» **Stored data**:
--*--

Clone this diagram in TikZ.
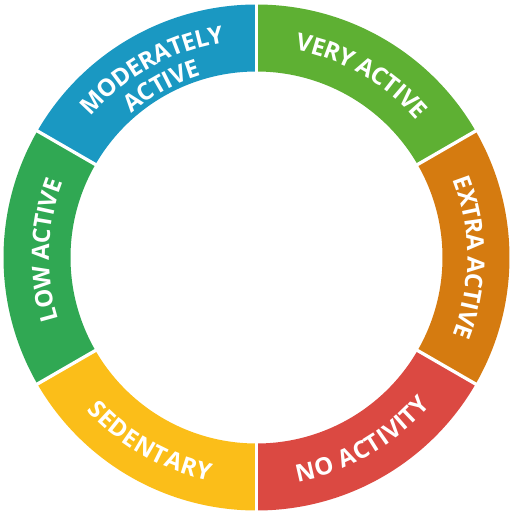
\documentclass[tikz,border=0pt]{standalone}
\usepackage{fontspec}
\newfontfamily\labfont{Open Sans}
\usetikzlibrary{decorations.text}
\definecolor{cblue}{RGB}{26,152,194}
\definecolor{cvgreen}{RGB}{94,176,51}
\definecolor{corange}{RGB}{213,123,16}
\definecolor{cred}{RGB}{219,73,66}
\definecolor{cyellow}{RGB}{251,190,25}
\definecolor{clgreen}{RGB}{48,168,83}
\newcommand{\Rout}{253}
\newcommand{\Rin}{186}
\newcommand{\sector}[3]{%
  \fill[#3] (#1:\Rout pt) arc[start angle=#1,end angle=#2,radius=\Rout pt]
    -- (#2:\Rin pt) arc[start angle=#2,end angle=#1,radius=\Rin pt] -- cycle;}
\tikzset{
  cwlabel/.style={decorate,decoration={text along path,text align=center,
      raise=-8.6pt,text color=white,
      text={|\labfont\bfseries\fontsize{24pt}{24pt}\selectfont|#1}}},
}
\begin{document}
\begin{tikzpicture}
\useasboundingbox (-256.5pt,-256.5pt) rectangle (257.5pt,257.5pt);
\sector{90}{30}{cvgreen}
\sector{30}{-30}{corange}
\sector{-30}{-90}{cred}
\sector{-90}{-150}{cyellow}
\sector{-150}{-210}{clgreen}
\sector{150}{90}{cblue}
\foreach \a in {90,30,-30,-90,-150,150}
  \draw[white,line width=3.3pt] (\a:175pt) -- (\a:262pt);
% clockwise labels (tops outward)
\path[cwlabel={VERY ACTIVE}] (100:219.5pt) arc[start angle=100,end angle=20,radius=219.5pt];
\path[cwlabel={EXTRA ACTIVE}] (40:219.5pt) arc[start angle=40,end angle=-40,radius=219.5pt];
\path[cwlabel={LOW ACTIVE}] (218:216pt) arc[start angle=218,end angle=138,radius=216pt];
\path[cwlabel={MODERATELY}] (159:226pt) arc[start angle=159,end angle=79,radius=226pt];
\path[cwlabel={ACTIVE}] (159:199pt) arc[start angle=159,end angle=79,radius=199pt];
% counter-clockwise labels (tops inward)
\path[cwlabel={SEDENTARY}] (-160:219.5pt) arc[start angle=-160,end angle=-80,radius=219.5pt];
\path[cwlabel={NO ACTIVITY}] (-100:219.5pt) arc[start angle=-100,end angle=-20,radius=219.5pt];
\end{tikzpicture}
\end{document}
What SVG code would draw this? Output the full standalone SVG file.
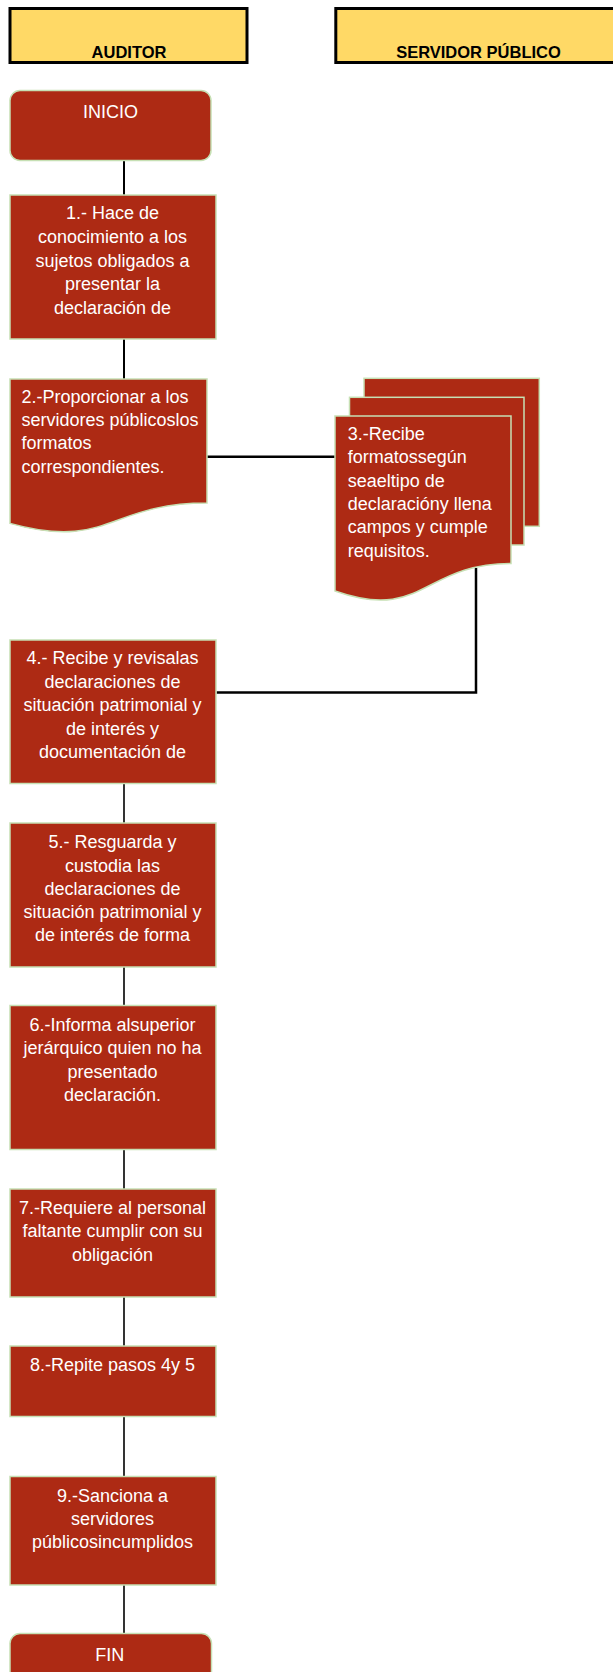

--*--

Return each line with "this".

Clone this diagram in TikZ.
What SVG code would draw this? Output the full standalone SVG file.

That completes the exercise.